++++ Raw data ++++

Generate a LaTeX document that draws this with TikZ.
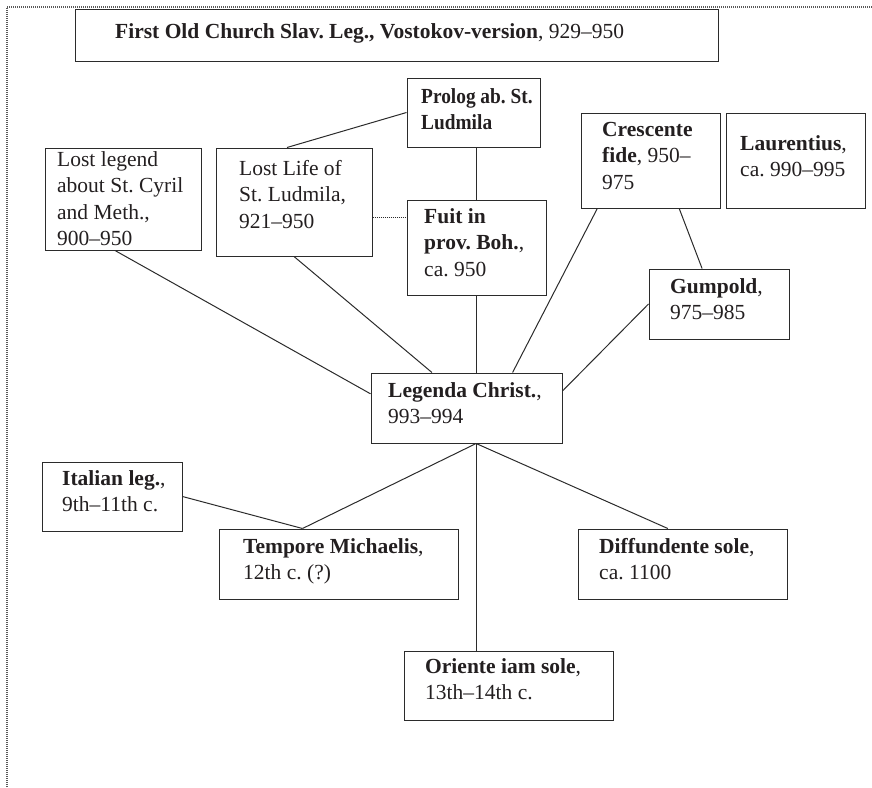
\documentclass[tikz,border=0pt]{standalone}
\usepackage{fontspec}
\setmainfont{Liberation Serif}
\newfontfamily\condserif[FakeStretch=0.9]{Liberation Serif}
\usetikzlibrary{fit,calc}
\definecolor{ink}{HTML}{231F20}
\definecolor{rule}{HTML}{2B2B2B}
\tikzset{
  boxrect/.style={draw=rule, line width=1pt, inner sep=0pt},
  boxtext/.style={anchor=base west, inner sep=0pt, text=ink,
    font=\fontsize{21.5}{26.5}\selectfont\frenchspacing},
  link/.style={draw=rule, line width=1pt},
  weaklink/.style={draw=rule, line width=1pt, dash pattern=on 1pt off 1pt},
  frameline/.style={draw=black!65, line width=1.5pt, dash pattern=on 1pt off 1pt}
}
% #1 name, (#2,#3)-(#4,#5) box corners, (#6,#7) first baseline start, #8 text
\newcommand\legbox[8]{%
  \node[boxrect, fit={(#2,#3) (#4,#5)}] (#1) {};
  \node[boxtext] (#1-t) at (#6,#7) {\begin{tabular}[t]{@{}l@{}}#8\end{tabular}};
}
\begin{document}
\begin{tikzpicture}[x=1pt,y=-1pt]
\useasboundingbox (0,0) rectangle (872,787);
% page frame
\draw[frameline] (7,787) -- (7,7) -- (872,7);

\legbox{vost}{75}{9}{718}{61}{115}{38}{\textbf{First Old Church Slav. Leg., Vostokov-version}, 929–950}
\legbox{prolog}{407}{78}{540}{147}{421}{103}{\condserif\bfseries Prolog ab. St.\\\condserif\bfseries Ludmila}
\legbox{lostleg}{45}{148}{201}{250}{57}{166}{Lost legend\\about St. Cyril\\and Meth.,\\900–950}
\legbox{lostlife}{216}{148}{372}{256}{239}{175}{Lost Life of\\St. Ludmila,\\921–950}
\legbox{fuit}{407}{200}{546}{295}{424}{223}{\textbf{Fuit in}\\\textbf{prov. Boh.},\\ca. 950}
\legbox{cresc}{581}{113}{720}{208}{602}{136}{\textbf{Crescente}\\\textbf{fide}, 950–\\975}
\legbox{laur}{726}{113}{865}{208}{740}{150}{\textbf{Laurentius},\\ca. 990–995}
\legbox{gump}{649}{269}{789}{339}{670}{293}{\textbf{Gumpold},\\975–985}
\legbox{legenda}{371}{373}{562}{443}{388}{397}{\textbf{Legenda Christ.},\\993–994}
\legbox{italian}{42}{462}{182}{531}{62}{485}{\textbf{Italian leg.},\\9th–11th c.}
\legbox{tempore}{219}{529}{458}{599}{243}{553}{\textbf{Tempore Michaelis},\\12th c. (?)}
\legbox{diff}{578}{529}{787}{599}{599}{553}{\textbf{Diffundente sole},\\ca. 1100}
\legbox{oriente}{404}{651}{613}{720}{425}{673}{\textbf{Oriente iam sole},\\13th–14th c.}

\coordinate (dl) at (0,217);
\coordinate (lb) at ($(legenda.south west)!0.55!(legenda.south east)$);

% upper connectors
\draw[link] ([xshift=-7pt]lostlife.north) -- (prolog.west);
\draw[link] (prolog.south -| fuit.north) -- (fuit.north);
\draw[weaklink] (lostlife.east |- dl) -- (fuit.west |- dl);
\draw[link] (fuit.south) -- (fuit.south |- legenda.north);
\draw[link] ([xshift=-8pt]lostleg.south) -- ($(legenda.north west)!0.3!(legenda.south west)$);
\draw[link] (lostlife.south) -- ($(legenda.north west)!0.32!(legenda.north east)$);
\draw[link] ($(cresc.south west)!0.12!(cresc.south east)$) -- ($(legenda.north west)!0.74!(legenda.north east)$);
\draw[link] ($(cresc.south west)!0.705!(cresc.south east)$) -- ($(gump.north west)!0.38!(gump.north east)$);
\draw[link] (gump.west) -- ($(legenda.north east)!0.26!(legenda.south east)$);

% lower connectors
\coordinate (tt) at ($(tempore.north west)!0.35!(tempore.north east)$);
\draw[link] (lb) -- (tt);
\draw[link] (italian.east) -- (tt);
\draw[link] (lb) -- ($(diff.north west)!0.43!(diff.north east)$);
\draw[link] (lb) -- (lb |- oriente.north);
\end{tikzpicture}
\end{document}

++++
++++ Raw data ++++

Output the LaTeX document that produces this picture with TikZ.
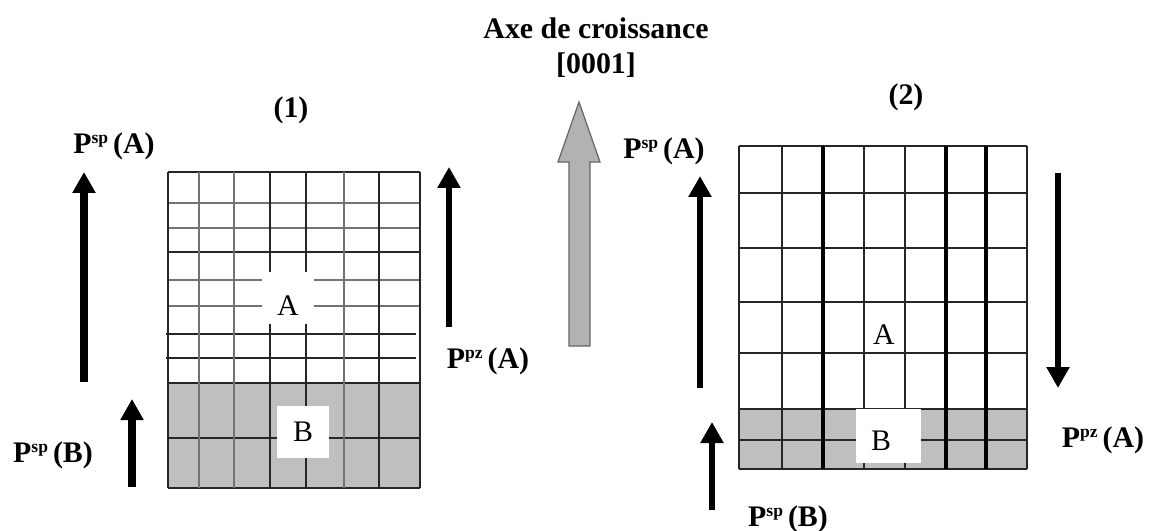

++++
++++ Raw data ++++

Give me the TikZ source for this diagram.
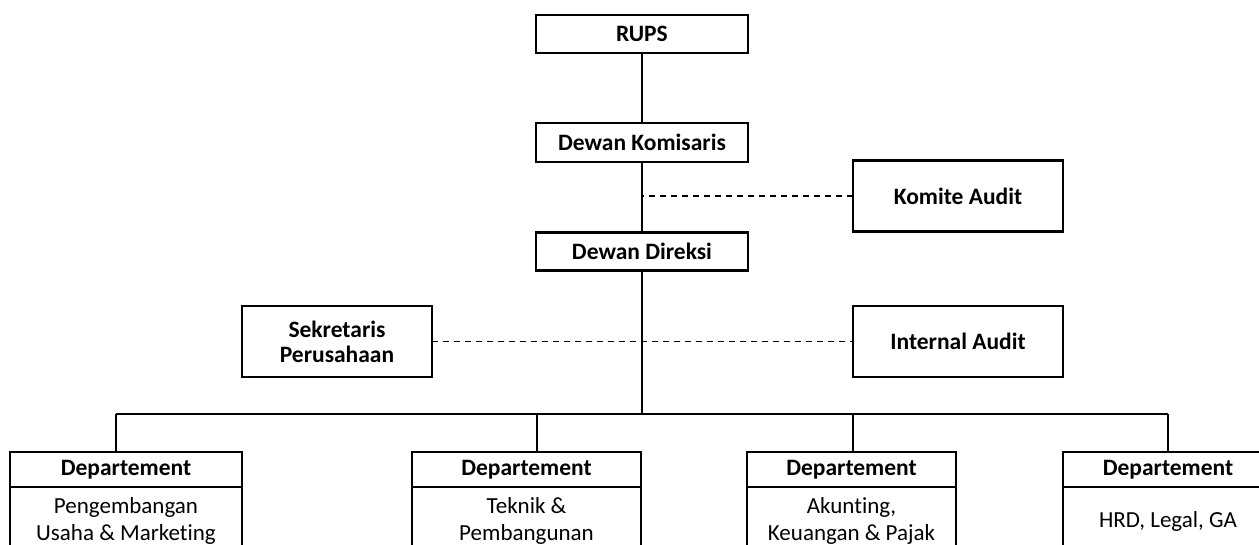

++++

What is asked
All lines above starting at the one with "Generate a LaTeX" and ending at the one with "(7,7) -- (872,7);", inclusive, are to be printed again exactly, with the pictures left out.

Final answer
Generate a LaTeX document that draws this with TikZ.
\documentclass[tikz,border=0pt]{standalone}
\usepackage{fontspec}
\setmainfont{Liberation Serif}
\newfontfamily\condserif[FakeStretch=0.9]{Liberation Serif}
\usetikzlibrary{fit,calc}
\definecolor{ink}{HTML}{231F20}
\definecolor{rule}{HTML}{2B2B2B}
\tikzset{
  boxrect/.style={draw=rule, line width=1pt, inner sep=0pt},
  boxtext/.style={anchor=base west, inner sep=0pt, text=ink,
    font=\fontsize{21.5}{26.5}\selectfont\frenchspacing},
  link/.style={draw=rule, line width=1pt},
  weaklink/.style={draw=rule, line width=1pt, dash pattern=on 1pt off 1pt},
  frameline/.style={draw=black!65, line width=1.5pt, dash pattern=on 1pt off 1pt}
}
% #1 name, (#2,#3)-(#4,#5) box corners, (#6,#7) first baseline start, #8 text
\newcommand\legbox[8]{%
  \node[boxrect, fit={(#2,#3) (#4,#5)}] (#1) {};
  \node[boxtext] (#1-t) at (#6,#7) {\begin{tabular}[t]{@{}l@{}}#8\end{tabular}};
}
\begin{document}
\begin{tikzpicture}[x=1pt,y=-1pt]
\useasboundingbox (0,0) rectangle (872,787);
% page frame
\draw[frameline] (7,787) -- (7,7) -- (872,7);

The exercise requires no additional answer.